Supplied material »

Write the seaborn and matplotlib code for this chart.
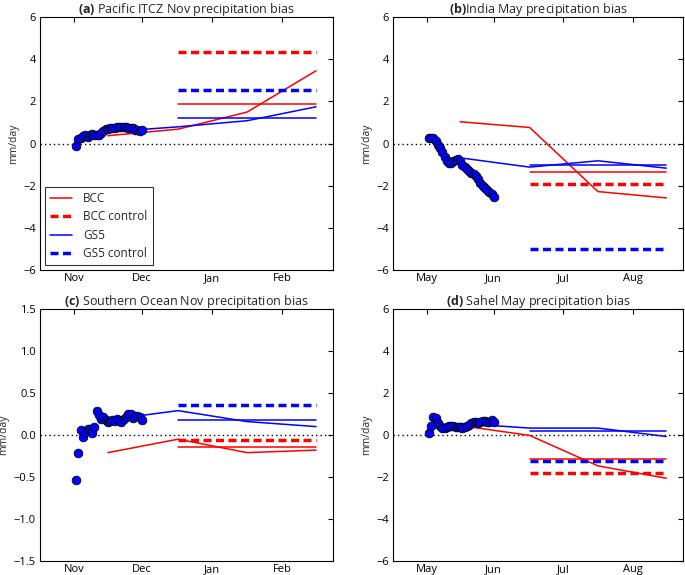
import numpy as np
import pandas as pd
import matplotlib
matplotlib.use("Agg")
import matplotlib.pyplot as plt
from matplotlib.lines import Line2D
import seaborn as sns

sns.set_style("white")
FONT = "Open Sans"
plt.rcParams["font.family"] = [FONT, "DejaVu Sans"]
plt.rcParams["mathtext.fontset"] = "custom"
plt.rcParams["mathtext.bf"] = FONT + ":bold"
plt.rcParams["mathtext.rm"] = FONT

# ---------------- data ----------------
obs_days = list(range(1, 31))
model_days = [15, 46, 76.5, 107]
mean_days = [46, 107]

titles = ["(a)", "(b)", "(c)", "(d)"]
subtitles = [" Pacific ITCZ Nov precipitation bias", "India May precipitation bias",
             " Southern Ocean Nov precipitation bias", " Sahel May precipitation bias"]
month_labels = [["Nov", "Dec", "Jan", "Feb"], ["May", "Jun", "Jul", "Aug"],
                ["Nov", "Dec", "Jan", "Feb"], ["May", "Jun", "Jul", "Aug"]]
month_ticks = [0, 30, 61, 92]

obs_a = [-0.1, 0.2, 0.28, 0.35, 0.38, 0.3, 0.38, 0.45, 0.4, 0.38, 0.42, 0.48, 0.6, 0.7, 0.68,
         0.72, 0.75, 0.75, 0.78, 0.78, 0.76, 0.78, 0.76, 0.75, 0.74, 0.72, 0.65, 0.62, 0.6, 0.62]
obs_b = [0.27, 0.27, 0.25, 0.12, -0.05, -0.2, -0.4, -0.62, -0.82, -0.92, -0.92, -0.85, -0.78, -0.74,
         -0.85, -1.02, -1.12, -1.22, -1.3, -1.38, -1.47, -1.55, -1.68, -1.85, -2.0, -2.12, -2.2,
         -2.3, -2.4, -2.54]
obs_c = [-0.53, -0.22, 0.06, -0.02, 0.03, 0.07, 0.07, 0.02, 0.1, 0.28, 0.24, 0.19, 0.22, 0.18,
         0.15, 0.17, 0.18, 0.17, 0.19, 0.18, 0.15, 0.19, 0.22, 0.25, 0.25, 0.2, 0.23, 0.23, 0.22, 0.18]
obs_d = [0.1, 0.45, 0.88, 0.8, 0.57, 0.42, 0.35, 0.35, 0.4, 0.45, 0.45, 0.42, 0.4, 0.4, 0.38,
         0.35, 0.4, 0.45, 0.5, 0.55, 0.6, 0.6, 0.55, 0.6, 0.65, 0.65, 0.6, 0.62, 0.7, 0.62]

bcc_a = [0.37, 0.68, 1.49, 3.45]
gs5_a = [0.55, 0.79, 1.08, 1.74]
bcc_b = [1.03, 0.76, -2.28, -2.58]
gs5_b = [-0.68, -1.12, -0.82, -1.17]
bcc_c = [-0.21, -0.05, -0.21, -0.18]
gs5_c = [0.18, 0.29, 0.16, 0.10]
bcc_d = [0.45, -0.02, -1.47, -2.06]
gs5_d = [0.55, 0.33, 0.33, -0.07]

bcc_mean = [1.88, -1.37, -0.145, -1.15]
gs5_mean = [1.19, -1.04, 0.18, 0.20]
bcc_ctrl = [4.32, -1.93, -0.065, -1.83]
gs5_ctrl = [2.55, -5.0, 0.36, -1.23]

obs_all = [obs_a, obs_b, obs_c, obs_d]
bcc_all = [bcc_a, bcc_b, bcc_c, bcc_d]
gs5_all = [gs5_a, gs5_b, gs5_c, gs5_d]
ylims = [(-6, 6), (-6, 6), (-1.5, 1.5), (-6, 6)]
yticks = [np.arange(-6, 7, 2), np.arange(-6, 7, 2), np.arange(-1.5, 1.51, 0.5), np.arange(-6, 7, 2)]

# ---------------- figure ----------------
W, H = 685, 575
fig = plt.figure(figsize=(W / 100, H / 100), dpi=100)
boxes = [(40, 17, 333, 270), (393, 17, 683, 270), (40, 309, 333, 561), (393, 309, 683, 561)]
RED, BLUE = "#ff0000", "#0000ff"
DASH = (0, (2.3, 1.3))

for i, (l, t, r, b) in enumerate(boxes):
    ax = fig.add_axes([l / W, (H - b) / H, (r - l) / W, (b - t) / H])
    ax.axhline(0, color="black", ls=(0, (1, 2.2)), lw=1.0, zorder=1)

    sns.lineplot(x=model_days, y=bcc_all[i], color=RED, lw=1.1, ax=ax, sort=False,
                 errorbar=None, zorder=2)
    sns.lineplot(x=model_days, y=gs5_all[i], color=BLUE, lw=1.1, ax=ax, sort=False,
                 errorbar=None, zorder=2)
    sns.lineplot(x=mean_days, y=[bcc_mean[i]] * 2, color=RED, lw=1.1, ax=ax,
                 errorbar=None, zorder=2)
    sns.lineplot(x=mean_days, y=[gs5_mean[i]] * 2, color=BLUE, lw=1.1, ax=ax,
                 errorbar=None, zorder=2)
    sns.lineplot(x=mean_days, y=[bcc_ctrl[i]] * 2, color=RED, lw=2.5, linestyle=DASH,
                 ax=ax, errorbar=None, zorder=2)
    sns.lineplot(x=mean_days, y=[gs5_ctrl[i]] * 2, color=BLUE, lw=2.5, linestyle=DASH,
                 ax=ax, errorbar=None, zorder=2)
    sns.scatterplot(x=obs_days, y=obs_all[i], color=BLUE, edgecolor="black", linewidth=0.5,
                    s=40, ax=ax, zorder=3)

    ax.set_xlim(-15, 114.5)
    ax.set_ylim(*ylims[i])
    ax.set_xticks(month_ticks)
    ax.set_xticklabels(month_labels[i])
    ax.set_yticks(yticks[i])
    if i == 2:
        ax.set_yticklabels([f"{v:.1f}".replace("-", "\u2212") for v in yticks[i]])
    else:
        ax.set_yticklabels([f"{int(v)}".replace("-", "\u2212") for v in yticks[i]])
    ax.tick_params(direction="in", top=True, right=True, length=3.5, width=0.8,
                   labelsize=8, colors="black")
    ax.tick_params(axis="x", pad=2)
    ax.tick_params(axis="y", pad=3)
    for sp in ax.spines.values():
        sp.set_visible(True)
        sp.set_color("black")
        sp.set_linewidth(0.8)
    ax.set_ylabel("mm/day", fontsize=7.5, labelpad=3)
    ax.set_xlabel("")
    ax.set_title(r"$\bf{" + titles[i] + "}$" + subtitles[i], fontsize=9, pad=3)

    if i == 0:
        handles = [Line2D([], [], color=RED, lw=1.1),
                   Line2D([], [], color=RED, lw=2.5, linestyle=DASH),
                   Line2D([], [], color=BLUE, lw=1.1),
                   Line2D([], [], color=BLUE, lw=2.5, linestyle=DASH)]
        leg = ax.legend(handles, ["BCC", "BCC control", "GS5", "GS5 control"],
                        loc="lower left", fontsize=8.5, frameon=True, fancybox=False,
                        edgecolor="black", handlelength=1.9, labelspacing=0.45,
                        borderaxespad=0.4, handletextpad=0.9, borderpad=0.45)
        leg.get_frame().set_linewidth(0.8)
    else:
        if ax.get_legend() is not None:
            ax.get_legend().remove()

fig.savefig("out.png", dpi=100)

The problem » Repeat only the lines between the start of the data and the line with "mean_days = [46, 107]", including those two lines, and skip the pictures.

Solution to the exercise »
Write the seaborn and matplotlib code for this chart.
import numpy as np
import pandas as pd
import matplotlib
matplotlib.use("Agg")
import matplotlib.pyplot as plt
from matplotlib.lines import Line2D
import seaborn as sns

sns.set_style("white")
FONT = "Open Sans"
plt.rcParams["font.family"] = [FONT, "DejaVu Sans"]
plt.rcParams["mathtext.fontset"] = "custom"
plt.rcParams["mathtext.bf"] = FONT + ":bold"
plt.rcParams["mathtext.rm"] = FONT

# ---------------- data ----------------
obs_days = list(range(1, 31))
model_days = [15, 46, 76.5, 107]
mean_days = [46, 107]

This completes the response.